Censée se préoccuper de santé, d’éducation et de nutrition, la fondation Bill et Melinda Gates investit en toute bonne conscience dans la malbouffe, les prisons et le pétrole. Explications du spécialiste de la philanthropie Sylvain Lefèvre.

Où les bons samaritains placent-ils leur argent ? Chez McDo, BP, Coca-Cola, Exxon Mobil et même dans une société de prisons privées. C’est ce qu’ont découvert les journalistes du magazine américain Mother Jones en épluchant la déclaration fiscale 2012 (en pdf) de la fondation Bill et Melinda Gates.

Officiellement, les 36 milliards de dollars (26,24 milliards d’euros) de cet empire aussi riche que l’Organisation mondiale de la santé (OMS) sont censés « lutter contre la faim et l’extrême pauvreté ». Dans le détail, 3 milliards (2,7 milliards d’euros) vont aux géants du fast-food et des boissons gazeuses. De même, alors que la fondation présente le réchauffement climatique comme « un enjeu majeur », elle place près de 750 millions de dollars (544 millions d’euros) chez les pétroliers et autres spécialistes des sables bitumineux. Enfin, 7 millions (5,08 millions d’euros) du pactole du créateur de Microsoft alimentent le capital de sociétés de sécurité privées, voire des compagnies militaires comme DynCorp.

Sylvain Lefèvre est chercheur à la chaire de responsabilité sociale et de développement durable de l’université du Québec à Montréal (UQAM). Il travaille sur la philanthropie et les fondations privées et nous explique pourquoi en Amérique du Nord ce mélange des genres suscite finalement peu d’émoi.

Terra eco : Pour une fondation qui dit œuvrer pour la santé, investir 2,2 milliards de dollars (1,5 milliard d’euros) dans l’entreprise McDonald’s, c’est normal ?

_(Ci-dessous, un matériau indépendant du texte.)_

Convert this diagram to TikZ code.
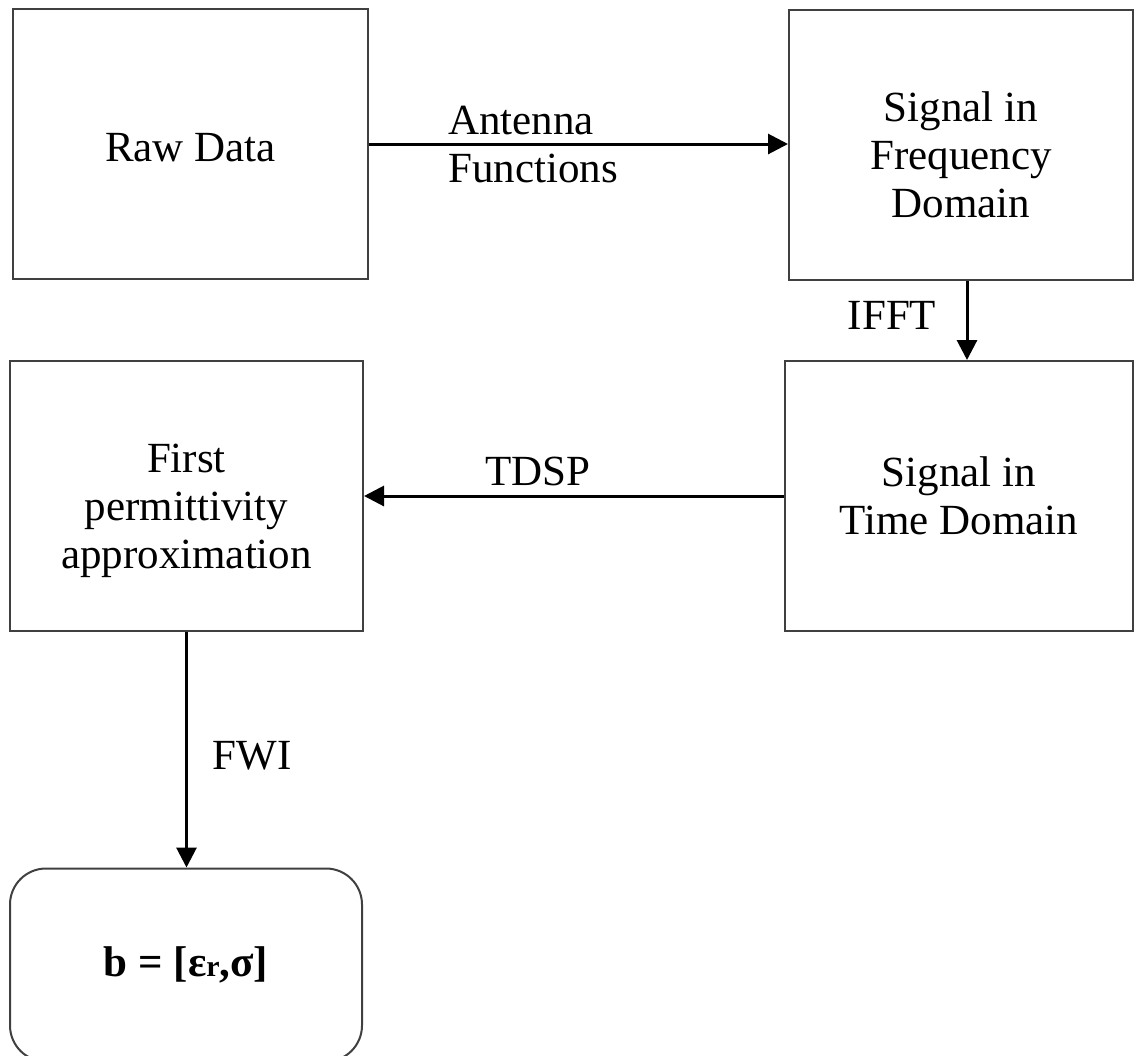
\documentclass[tikz,border=0pt]{standalone}
\usepackage{fontspec}
\setmainfont{Liberation Serif}
\usetikzlibrary{arrows.meta}

% extra room above the first line of a block
\newcommand{\topgap}[1]{\rule{0pt}{#1}}

\begin{document}
\begin{tikzpicture}[
    x=0.5pt, y=-0.5pt,
    font=\fontsize{21.5}{24}\selectfont,
    every node/.style = {align=center, inner sep=0pt},
    box/.style = {draw=black!75, line width=1pt, minimum height=135pt},
    arrow/.style = {line width=1.5pt, -{Triangle[length=10pt, width=10pt]}}
    ]
    \useasboundingbox (0,0) rectangle (1135,1055);
    % blocks
    \node[box, minimum width=177.5pt] (raw)  at (190.5,144) {\topgap{18pt}Raw Data};
    \node[box, minimum width=172pt]   (freq) at (961,145)   {\topgap{25pt}Signal in\\Frequency\\Domain};
    \node[box, minimum width=174pt]   (time) at (959,496)   {Signal in\\Time Domain};
    \node[box, minimum width=176.5pt] (perm) at (186.5,496) {\topgap{29pt}First\\permittivity\\approximation};
    \node[box, minimum width=176pt, minimum height=96.5pt, rounded corners=18pt]
        (res) at (186,965) {\bfseries b = [ε{\fontsize{15}{16}\selectfont r},σ]};
    % labels
    \node[anchor=west, align=left] (antenna) at (448,145) {Antenna\\Functions};
    \node (ifft) at (892,315) {IFFT};
    \node (tdsp) at (538,471) {TDSP};
    \node (fwi)  at (252,756) {FWI};
    % connectors
    \draw[arrow] (raw.east) -- (raw.east -| freq.west);
    \draw[arrow] ([xshift=3pt]freq.south) -- ([xshift=3pt]freq.south |- time.north);
    \draw[arrow] (time.west) -- (time.west -| perm.east);
    \draw[arrow] (perm.south) -- (perm.south |- res.north);
\end{tikzpicture}
\end{document}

Sylvain Lefèvre : Ce n’est pas vraiment surprenant. Ces placements sont révélateurs du mode de fonctionnement des grosses fondations américaines. Aux Etats-Unis, pour garder le statut de fondation (qui permet de bénéficier de déductions fiscales), une organisation est contrainte par la loi de dépenser 5% de ses fonds chaque année. Cette législation permet d’éviter les abus mais elle peut aussi menacer la pérennité financière des véritables organisations philanthropiques. Alors, pour maintenir leur activité sur la durée, les fondations placent leurs dotations sur les marchés. Ce sont les intérêts, et non la dotation elle-même, qui financeront les bonnes actions. Et comme l’objectif visé est un rendement de 5% minimum par an, la plupart agissent sur les marchés comme n’importe quels actionnaires : elles entendent maximiser leurs bénéfices quitte à prendre des risques. C’est pourquoi beaucoup ont été frappées de plein fouet par la crise de 2008. En fait, à part quelques précautions pour ne pas investir dans l’alcool ou le tabac, c’est la logique de rentabilité qui prime. Ainsi, la plupart des fondations choisiront des parts chez Coca-Cola et McDonald’s pour la simple raison que ces investissements sont rentables.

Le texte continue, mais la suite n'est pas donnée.